In 2025 the Ukrainian banking sector delivered a rare combination: record level performance and peak operational load at the same time. Business lending accelerated, asset quality improved, and profitability stayed strong, yet the year also exposed where resilience becomes expensive.
For investors and corporate treasuries, the real question is not whether banks are profitable today, but whether credit supply and pricing stay supportive in 2026 while taxes, capital buffers, and reserve requirements move higher.
What 2025 actually proved
Several indicators point to structural improvement, not just a temporary rebound. The business loan portfolio expanded by 20 percent, adding about UAH 153 billion within ten months. Non performing loans fell to roughly 25 percent, and sector profit before tax exceeded 2024 by 4.3 percent while being about three times higher than 2021.
- Demand is real: companies still seek working capital and investment loans despite war risk.

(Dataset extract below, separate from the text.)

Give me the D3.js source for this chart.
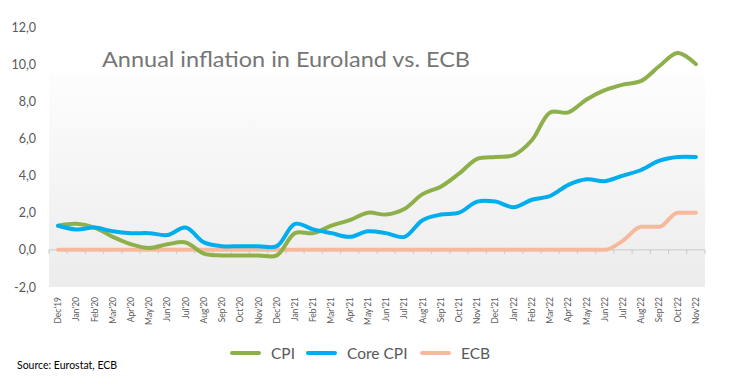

- Risk management improved: lower NPL indicates better underwriting and restructuring discipline.
- Operational capacity is a constraint: peak loads require more staff, stronger systems, and higher security spending.
The hidden pressure: costs and margin compression
The key lesson of 2024 to 2025 is that operating expenses started to grow faster than income. The one off savings that helped in 2022 to 2023 are largely exhausted. As the policy rate declined, net interest margins tended to narrow, forcing banks to compete more on service quality and risk selection.
What to prepare for in 2026
2026 is likely to bring tighter rules of the game: a return of a 50 percent profit tax, additional capital buffers, and a possible increase in reserve requirements on attracted funds. This mix can cool credit appetite precisely when the economy needs cheaper and longer financing for recovery.
- For corporates: expect more differentiation by sector, collateral quality, transparency, and export cash flow.
- For investors: focus on banks with durable fee income, strong capital planning, and disciplined risk pricing.
- For deal makers: model conservative refinancing and covenant scenarios, and plan alternative liquidity sources.
In practice, 2026 may reward companies that treat banking as a strategic partnership: clean governance, predictable reporting, and clear investment plans will translate into better pricing and longer tenors.